▶ **WRITTEN PROBLEM**: Omit pictures and quote the listing below line by line, from its start through the line that holds "275, 300, 320];".

▶ **DATASET EXCERPT**:

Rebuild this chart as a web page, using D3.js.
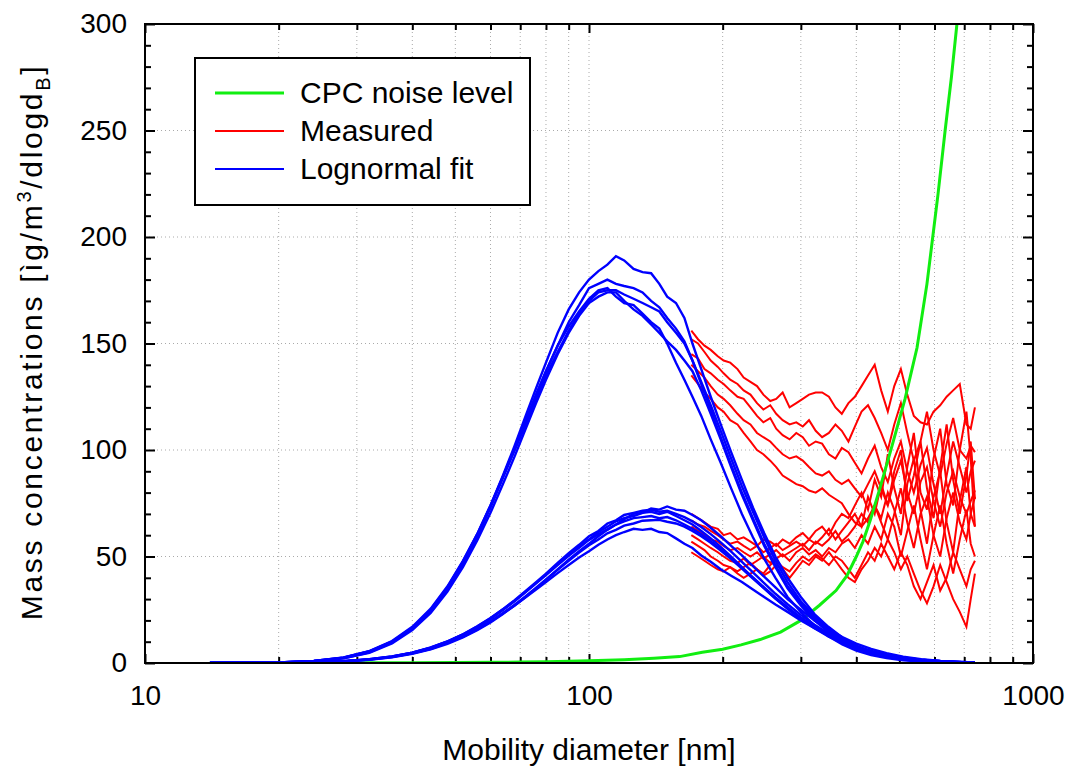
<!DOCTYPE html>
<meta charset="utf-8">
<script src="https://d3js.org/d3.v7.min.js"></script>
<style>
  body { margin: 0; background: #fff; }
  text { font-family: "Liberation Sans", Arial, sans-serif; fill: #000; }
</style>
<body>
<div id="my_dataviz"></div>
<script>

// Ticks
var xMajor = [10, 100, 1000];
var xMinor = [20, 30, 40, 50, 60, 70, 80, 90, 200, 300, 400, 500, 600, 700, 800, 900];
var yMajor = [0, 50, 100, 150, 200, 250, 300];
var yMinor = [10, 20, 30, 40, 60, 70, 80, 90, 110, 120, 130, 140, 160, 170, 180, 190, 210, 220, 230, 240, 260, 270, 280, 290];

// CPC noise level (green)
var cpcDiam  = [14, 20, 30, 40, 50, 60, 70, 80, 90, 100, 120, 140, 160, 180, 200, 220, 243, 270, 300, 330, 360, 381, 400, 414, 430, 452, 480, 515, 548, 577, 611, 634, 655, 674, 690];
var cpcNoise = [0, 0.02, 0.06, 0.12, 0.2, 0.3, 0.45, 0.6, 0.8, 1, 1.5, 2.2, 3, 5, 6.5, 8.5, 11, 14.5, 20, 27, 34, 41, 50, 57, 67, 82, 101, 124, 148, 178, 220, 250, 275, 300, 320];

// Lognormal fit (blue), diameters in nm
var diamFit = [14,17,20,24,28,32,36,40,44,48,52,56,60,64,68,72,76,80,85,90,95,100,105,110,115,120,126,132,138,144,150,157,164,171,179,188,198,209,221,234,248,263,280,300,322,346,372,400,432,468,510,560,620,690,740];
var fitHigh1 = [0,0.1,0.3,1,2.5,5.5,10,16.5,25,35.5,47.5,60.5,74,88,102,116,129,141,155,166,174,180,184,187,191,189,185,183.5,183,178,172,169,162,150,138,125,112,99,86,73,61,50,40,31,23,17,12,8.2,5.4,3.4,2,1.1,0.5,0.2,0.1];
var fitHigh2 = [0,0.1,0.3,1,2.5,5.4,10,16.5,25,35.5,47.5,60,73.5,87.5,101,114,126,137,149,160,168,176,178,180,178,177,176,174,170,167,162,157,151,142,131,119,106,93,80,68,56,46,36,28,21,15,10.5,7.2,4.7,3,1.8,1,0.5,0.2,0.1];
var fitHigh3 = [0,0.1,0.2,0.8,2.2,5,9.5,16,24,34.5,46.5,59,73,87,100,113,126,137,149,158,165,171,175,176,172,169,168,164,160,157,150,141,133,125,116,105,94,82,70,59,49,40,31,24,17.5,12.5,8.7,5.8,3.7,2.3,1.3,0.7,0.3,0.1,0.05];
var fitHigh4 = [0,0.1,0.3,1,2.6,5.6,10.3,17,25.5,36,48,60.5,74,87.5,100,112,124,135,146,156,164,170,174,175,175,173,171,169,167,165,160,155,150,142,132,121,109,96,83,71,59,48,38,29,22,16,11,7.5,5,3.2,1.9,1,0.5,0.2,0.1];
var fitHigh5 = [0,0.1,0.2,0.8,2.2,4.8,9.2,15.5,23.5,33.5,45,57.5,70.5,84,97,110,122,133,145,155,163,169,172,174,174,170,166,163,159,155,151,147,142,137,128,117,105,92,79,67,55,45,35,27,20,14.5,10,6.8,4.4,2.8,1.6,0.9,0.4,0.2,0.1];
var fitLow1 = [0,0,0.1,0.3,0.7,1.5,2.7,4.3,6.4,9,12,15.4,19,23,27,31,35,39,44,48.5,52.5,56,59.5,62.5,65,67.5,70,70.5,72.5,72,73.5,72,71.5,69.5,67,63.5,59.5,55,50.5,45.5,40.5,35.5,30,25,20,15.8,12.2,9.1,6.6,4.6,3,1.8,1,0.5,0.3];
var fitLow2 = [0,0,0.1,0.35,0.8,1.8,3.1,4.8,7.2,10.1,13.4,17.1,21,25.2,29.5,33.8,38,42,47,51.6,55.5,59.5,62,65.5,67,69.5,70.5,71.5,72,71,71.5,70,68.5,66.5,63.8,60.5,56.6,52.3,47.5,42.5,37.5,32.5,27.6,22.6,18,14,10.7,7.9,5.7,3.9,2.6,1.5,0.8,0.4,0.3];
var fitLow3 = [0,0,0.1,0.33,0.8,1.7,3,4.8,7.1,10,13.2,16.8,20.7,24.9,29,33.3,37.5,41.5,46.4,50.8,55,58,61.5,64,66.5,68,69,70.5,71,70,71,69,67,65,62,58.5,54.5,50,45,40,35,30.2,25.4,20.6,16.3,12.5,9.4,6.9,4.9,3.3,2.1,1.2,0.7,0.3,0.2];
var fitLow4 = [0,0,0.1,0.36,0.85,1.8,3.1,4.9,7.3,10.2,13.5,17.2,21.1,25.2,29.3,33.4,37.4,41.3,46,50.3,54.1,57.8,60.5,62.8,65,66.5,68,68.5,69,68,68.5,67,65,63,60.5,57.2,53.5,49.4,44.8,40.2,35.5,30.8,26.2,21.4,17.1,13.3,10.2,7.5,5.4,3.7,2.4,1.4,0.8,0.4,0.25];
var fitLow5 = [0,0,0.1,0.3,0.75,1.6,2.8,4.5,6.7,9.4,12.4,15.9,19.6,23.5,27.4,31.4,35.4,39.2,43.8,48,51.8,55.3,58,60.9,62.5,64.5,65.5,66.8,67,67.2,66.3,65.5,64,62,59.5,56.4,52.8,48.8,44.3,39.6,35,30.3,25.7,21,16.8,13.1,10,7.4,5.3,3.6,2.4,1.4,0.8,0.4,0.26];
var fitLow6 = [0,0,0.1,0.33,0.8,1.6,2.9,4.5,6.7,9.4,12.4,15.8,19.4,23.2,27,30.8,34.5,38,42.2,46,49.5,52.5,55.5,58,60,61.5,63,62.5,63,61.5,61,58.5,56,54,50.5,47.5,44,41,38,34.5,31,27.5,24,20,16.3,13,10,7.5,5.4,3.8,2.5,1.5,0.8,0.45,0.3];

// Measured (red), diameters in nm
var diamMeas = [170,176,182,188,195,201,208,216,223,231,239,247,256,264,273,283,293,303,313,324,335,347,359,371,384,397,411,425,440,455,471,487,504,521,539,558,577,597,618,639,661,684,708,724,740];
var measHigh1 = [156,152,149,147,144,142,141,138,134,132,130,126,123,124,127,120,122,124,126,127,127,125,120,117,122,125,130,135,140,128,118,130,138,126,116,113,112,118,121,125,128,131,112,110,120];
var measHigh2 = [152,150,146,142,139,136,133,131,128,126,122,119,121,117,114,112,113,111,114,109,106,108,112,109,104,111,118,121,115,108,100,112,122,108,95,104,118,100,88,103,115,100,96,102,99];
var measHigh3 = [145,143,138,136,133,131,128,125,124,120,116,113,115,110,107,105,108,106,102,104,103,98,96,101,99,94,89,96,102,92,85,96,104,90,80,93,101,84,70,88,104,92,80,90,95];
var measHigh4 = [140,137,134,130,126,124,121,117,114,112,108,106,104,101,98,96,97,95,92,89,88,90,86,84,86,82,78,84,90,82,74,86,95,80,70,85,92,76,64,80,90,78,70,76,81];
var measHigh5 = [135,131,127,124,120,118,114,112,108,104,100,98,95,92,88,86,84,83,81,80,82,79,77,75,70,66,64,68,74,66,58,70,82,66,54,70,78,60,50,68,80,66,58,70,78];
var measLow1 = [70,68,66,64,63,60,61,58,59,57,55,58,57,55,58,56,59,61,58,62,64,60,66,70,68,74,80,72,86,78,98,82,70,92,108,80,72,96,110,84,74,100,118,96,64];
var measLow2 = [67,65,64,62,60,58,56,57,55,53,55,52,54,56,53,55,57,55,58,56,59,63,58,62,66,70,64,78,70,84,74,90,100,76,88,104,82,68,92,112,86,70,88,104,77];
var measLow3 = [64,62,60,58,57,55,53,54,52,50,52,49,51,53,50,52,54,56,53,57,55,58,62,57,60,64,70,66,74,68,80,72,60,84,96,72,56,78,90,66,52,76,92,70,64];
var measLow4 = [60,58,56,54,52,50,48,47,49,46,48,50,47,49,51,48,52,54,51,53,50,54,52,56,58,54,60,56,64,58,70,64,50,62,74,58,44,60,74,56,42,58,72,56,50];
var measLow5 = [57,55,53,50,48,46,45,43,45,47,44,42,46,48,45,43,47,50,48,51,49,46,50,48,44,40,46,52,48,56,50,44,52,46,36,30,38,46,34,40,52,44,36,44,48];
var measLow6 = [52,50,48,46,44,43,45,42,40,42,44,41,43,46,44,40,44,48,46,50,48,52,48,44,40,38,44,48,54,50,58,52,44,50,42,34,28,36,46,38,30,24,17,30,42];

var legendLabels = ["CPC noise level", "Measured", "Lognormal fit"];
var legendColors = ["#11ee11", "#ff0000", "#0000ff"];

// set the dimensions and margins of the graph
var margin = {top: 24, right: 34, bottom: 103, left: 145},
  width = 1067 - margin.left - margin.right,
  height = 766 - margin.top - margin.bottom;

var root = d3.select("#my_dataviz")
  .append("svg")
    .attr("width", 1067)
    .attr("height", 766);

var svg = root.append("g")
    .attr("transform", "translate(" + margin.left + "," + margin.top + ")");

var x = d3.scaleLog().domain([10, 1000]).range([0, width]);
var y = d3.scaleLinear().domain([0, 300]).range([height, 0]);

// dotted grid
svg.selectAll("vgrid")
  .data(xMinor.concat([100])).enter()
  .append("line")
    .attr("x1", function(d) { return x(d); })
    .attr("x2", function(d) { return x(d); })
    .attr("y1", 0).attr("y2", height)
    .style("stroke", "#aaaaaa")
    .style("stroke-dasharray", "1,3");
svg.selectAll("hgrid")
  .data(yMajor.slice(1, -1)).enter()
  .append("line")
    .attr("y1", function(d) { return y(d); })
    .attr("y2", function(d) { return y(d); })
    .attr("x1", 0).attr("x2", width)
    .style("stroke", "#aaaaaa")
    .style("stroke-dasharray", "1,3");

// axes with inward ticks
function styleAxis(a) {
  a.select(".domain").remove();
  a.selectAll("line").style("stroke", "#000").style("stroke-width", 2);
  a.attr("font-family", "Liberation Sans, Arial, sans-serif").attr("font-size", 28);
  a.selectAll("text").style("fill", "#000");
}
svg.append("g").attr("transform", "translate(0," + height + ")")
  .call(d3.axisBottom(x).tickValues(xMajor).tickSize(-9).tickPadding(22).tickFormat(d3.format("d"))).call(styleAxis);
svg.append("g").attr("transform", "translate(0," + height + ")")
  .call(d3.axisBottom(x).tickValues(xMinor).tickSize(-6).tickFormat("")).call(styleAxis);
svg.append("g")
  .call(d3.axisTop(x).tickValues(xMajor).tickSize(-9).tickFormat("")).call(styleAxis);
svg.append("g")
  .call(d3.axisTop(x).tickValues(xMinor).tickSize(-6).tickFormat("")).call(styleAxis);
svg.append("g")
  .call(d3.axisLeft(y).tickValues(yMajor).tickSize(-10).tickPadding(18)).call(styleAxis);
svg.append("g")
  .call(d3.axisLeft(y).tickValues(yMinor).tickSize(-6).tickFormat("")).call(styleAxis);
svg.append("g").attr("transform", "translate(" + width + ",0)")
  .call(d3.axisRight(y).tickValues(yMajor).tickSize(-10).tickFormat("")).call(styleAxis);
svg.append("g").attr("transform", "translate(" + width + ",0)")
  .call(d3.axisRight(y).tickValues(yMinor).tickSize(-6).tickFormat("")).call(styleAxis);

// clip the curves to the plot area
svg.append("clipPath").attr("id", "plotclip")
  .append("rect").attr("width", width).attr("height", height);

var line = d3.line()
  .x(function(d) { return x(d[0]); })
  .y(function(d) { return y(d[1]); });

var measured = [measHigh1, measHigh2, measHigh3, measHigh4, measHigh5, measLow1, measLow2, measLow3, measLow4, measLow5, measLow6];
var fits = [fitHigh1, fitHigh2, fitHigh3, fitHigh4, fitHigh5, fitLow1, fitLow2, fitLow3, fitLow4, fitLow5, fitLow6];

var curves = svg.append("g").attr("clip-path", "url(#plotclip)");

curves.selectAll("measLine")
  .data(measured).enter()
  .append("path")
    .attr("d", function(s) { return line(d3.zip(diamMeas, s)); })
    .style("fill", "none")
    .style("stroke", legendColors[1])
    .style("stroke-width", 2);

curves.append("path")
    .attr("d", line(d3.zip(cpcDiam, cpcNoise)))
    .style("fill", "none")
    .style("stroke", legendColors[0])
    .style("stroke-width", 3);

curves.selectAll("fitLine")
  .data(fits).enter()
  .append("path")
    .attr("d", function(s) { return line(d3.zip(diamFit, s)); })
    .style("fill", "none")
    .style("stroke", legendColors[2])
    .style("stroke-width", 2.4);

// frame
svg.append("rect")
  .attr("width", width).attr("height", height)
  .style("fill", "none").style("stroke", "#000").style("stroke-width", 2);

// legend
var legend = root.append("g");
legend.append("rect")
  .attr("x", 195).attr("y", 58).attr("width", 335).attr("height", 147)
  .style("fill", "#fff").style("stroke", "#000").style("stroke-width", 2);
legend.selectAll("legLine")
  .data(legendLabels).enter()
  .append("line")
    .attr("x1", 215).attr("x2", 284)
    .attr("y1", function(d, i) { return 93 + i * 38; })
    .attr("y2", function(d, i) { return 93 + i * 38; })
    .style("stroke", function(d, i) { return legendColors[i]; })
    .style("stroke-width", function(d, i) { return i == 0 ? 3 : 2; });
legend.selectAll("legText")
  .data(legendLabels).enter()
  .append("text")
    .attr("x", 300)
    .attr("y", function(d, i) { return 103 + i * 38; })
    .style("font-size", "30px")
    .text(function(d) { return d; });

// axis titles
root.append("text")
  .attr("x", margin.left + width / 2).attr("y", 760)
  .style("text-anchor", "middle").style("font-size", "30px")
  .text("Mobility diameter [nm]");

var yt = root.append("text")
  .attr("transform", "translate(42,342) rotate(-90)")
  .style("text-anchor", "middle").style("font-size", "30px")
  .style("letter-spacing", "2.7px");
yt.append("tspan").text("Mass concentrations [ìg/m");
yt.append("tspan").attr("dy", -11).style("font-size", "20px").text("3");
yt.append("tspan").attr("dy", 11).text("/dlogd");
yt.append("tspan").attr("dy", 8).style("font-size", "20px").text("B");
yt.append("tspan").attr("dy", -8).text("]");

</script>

▶ **SOLVED PROBLEM**:
Rebuild this chart as a web page, using D3.js.
<!DOCTYPE html>
<meta charset="utf-8">
<script src="https://d3js.org/d3.v7.min.js"></script>
<style>
  body { margin: 0; background: #fff; }
  text { font-family: "Liberation Sans", Arial, sans-serif; fill: #000; }
</style>
<body>
<div id="my_dataviz"></div>
<script>

// Ticks
var xMajor = [10, 100, 1000];
var xMinor = [20, 30, 40, 50, 60, 70, 80, 90, 200, 300, 400, 500, 600, 700, 800, 900];
var yMajor = [0, 50, 100, 150, 200, 250, 300];
var yMinor = [10, 20, 30, 40, 60, 70, 80, 90, 110, 120, 130, 140, 160, 170, 180, 190, 210, 220, 230, 240, 260, 270, 280, 290];

// CPC noise level (green)
var cpcDiam  = [14, 20, 30, 40, 50, 60, 70, 80, 90, 100, 120, 140, 160, 180, 200, 220, 243, 270, 300, 330, 360, 381, 400, 414, 430, 452, 480, 515, 548, 577, 611, 634, 655, 674, 690];
var cpcNoise = [0, 0.02, 0.06, 0.12, 0.2, 0.3, 0.45, 0.6, 0.8, 1, 1.5, 2.2, 3, 5, 6.5, 8.5, 11, 14.5, 20, 27, 34, 41, 50, 57, 67, 82, 101, 124, 148, 178, 220, 250, 275, 300, 320];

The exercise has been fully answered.